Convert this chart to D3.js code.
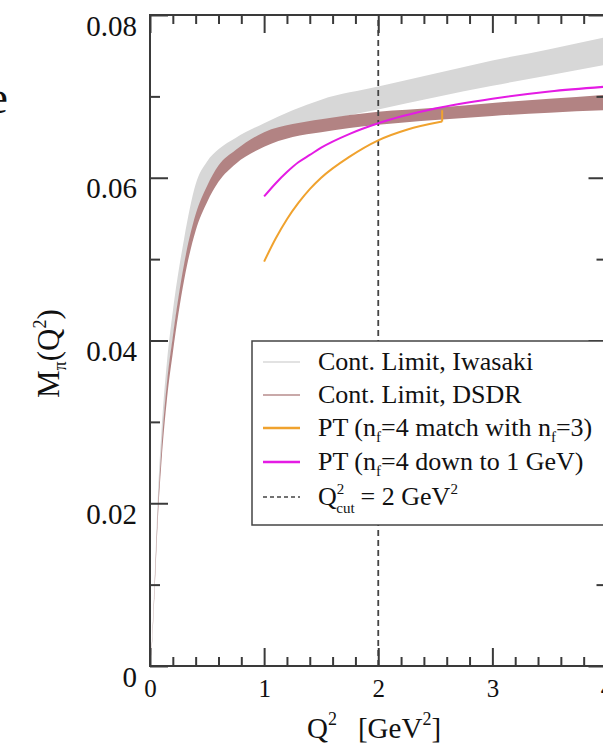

-*-*-

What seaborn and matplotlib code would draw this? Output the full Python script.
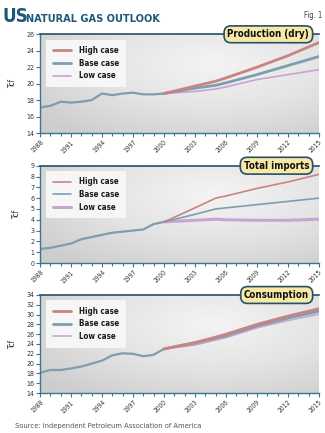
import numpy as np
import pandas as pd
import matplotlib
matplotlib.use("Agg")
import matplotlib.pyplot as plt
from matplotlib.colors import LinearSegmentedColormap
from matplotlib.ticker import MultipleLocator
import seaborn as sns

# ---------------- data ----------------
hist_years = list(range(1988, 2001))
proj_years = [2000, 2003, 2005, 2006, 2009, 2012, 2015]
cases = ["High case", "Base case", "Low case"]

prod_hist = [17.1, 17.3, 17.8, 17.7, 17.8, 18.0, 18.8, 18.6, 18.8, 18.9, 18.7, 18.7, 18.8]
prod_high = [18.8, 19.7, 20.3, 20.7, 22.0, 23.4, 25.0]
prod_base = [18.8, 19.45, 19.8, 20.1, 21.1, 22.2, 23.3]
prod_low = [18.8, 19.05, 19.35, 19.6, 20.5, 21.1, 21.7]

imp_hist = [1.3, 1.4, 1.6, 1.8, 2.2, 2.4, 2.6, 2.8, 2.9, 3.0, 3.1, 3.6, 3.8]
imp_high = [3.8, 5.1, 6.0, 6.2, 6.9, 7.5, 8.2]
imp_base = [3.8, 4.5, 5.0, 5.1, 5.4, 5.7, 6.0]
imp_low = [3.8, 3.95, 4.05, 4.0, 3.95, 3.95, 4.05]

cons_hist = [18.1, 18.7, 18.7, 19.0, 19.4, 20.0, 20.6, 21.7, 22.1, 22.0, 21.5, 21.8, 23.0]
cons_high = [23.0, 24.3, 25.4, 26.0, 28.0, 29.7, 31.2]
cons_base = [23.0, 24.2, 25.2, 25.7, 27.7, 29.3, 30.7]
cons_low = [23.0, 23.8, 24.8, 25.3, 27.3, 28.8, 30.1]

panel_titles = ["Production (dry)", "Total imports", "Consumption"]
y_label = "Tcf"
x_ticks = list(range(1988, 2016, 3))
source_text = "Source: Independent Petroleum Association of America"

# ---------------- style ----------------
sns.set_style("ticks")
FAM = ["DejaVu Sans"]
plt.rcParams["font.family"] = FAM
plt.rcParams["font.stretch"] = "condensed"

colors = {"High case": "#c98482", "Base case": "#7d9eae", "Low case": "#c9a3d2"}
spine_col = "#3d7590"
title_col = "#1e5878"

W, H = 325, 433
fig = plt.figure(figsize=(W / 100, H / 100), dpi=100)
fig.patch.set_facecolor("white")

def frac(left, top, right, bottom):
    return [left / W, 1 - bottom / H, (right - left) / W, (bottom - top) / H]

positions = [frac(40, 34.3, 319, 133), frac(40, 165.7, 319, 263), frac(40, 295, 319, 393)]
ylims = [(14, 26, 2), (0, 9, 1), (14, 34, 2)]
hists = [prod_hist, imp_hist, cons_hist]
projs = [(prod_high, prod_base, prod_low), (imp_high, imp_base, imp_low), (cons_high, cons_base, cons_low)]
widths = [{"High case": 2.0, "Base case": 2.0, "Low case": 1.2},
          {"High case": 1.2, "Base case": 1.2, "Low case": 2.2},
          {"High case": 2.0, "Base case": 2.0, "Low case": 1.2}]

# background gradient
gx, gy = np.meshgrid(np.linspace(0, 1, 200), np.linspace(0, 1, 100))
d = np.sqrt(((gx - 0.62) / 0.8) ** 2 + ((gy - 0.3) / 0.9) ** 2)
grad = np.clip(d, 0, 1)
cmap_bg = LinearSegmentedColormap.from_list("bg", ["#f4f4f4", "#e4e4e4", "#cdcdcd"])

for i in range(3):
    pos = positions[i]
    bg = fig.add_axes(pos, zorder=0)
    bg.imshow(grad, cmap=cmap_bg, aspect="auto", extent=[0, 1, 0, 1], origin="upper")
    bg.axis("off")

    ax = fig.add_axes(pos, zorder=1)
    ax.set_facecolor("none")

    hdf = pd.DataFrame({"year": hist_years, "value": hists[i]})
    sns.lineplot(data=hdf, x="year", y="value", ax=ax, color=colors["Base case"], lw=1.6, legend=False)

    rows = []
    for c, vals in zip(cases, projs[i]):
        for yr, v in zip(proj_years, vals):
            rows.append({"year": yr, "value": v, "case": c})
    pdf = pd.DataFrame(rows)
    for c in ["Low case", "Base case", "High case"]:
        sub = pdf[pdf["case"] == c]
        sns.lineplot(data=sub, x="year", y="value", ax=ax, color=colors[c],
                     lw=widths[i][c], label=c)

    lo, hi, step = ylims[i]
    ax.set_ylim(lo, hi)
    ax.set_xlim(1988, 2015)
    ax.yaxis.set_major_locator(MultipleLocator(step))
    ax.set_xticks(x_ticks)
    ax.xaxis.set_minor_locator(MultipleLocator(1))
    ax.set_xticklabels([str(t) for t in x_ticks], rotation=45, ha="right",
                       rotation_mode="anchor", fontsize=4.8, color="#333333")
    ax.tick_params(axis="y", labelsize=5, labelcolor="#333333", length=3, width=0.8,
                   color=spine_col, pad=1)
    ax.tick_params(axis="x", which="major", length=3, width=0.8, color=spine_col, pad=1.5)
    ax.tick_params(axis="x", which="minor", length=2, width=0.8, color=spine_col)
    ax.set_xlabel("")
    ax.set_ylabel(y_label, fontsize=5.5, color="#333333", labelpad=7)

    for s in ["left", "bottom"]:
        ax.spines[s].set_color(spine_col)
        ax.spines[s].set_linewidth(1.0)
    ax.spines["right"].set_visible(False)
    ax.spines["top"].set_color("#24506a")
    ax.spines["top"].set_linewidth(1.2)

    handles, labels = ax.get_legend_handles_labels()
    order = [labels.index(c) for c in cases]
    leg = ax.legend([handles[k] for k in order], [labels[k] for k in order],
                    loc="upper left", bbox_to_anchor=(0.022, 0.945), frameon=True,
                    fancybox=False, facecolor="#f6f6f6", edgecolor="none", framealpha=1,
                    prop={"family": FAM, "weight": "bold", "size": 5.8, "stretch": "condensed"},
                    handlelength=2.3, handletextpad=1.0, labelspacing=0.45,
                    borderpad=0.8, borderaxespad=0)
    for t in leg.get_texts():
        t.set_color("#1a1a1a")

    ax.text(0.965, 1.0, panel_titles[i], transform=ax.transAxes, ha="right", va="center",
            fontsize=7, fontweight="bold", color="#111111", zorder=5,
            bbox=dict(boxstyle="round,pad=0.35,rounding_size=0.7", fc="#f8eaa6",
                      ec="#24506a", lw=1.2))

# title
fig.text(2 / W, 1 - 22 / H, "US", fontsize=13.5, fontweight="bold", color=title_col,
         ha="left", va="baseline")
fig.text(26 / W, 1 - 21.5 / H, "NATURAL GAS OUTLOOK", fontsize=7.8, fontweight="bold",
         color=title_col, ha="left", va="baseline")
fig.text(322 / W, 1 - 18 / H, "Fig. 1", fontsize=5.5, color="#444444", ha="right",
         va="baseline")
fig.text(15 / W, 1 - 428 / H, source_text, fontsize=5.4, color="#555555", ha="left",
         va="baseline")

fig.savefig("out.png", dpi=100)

-*-*-

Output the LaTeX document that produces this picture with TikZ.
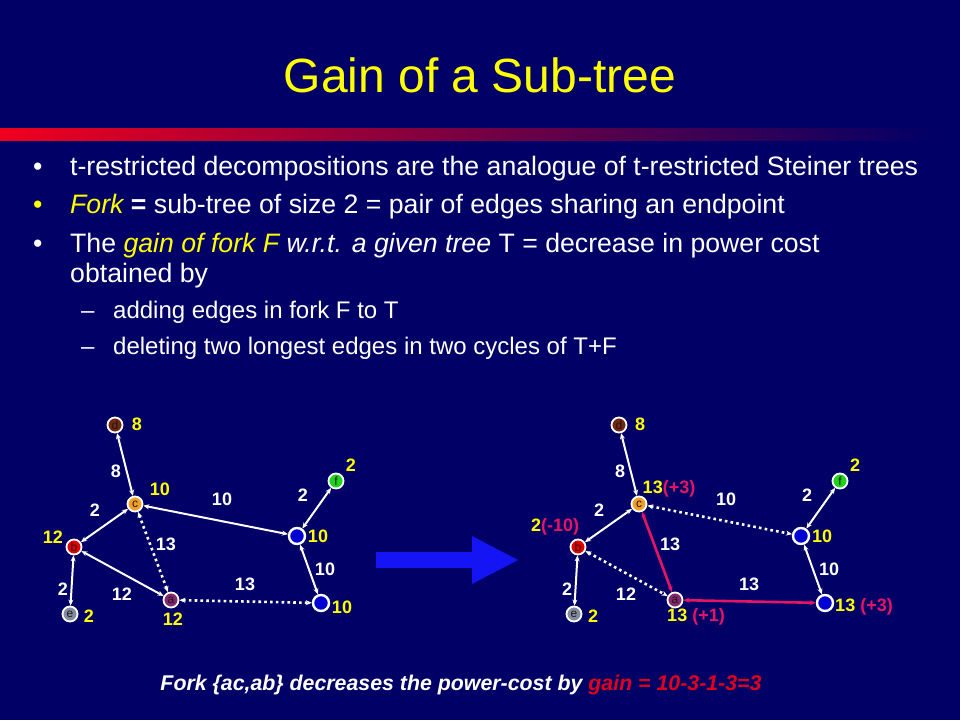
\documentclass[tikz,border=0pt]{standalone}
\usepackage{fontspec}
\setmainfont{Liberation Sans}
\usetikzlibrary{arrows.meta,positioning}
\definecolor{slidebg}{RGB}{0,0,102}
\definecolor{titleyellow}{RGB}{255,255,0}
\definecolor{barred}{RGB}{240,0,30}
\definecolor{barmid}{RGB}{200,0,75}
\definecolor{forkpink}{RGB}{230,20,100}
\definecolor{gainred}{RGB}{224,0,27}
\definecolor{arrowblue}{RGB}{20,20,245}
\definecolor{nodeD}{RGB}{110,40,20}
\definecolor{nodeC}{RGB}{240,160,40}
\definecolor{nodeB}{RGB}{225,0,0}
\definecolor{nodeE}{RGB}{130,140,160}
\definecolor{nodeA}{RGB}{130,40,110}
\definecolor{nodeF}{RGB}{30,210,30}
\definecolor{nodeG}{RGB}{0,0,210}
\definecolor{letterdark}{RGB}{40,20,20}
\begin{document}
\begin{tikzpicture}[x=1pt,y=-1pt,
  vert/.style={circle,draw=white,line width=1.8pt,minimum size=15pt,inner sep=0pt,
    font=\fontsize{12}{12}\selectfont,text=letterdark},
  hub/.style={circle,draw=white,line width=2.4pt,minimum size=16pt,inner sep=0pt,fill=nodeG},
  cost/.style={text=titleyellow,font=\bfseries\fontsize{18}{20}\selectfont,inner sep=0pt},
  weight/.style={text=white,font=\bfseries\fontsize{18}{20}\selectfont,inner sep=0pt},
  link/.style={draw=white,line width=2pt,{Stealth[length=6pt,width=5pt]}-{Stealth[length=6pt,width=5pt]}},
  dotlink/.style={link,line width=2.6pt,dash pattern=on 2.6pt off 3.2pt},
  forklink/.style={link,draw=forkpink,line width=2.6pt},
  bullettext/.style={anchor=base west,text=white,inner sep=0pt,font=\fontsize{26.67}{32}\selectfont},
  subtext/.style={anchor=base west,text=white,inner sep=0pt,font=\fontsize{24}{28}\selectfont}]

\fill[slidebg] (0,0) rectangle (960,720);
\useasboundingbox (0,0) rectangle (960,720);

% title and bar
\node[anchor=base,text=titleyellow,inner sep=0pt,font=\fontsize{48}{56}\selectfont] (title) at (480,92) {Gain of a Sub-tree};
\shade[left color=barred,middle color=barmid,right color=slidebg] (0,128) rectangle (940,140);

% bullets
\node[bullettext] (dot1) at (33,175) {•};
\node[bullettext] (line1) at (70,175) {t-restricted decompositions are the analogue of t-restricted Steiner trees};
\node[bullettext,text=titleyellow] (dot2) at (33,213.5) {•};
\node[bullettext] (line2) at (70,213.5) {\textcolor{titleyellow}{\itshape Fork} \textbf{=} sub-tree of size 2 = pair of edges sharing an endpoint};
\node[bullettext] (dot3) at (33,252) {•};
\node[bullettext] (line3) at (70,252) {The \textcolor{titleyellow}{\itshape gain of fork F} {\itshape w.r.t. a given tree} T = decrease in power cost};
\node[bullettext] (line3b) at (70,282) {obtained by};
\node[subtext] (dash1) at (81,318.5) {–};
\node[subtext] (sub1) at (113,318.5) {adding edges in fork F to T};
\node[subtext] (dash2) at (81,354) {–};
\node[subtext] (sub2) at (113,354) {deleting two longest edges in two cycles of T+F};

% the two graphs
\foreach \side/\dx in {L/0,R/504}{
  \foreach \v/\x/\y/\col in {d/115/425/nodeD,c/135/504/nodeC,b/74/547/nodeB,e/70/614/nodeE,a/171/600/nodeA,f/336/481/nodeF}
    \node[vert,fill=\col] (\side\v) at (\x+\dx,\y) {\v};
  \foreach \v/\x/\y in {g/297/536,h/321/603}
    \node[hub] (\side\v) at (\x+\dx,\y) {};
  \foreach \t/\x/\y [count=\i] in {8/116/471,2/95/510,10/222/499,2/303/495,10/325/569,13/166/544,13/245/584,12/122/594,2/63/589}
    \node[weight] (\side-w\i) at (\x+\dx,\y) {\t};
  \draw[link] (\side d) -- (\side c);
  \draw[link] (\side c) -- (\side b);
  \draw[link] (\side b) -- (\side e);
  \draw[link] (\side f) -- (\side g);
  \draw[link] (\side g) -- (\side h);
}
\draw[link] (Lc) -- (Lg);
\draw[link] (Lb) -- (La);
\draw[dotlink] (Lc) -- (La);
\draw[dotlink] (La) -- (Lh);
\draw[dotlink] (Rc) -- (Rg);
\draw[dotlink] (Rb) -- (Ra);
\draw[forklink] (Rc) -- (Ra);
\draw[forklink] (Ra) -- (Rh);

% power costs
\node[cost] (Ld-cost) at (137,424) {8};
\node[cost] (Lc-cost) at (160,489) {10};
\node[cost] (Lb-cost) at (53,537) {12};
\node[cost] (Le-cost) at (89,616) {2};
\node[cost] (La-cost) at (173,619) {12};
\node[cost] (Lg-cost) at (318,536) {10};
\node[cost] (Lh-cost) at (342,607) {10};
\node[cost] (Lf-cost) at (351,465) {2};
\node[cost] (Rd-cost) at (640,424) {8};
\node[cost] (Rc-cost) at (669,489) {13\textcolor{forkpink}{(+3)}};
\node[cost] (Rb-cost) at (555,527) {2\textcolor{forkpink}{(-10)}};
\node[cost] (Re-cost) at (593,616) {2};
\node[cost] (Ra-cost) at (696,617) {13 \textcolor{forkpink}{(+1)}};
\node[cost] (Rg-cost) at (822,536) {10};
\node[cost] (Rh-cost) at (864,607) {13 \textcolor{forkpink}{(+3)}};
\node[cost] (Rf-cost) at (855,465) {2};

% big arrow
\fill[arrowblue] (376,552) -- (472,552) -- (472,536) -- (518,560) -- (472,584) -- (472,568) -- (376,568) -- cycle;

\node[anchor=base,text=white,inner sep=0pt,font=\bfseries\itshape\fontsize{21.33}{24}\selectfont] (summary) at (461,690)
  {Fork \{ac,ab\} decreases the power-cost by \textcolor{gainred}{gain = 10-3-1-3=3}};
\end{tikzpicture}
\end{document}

-*-*-

DIRECTION →
Keep to the stretch from the line containing "What seaborn and" through the line containing "imp_low = [3.8, 3.95, 4.05, 4.0, 3.95, 3.95, 4.05]", both ends included, and copy it exactly from the listing above, minus the pictures.

RESULT FOR THIS TASK →
What seaborn and matplotlib code would draw this? Output the full Python script.
import numpy as np
import pandas as pd
import matplotlib
matplotlib.use("Agg")
import matplotlib.pyplot as plt
from matplotlib.colors import LinearSegmentedColormap
from matplotlib.ticker import MultipleLocator
import seaborn as sns

# ---------------- data ----------------
hist_years = list(range(1988, 2001))
proj_years = [2000, 2003, 2005, 2006, 2009, 2012, 2015]
cases = ["High case", "Base case", "Low case"]

prod_hist = [17.1, 17.3, 17.8, 17.7, 17.8, 18.0, 18.8, 18.6, 18.8, 18.9, 18.7, 18.7, 18.8]
prod_high = [18.8, 19.7, 20.3, 20.7, 22.0, 23.4, 25.0]
prod_base = [18.8, 19.45, 19.8, 20.1, 21.1, 22.2, 23.3]
prod_low = [18.8, 19.05, 19.35, 19.6, 20.5, 21.1, 21.7]

imp_hist = [1.3, 1.4, 1.6, 1.8, 2.2, 2.4, 2.6, 2.8, 2.9, 3.0, 3.1, 3.6, 3.8]
imp_high = [3.8, 5.1, 6.0, 6.2, 6.9, 7.5, 8.2]
imp_base = [3.8, 4.5, 5.0, 5.1, 5.4, 5.7, 6.0]
imp_low = [3.8, 3.95, 4.05, 4.0, 3.95, 3.95, 4.05]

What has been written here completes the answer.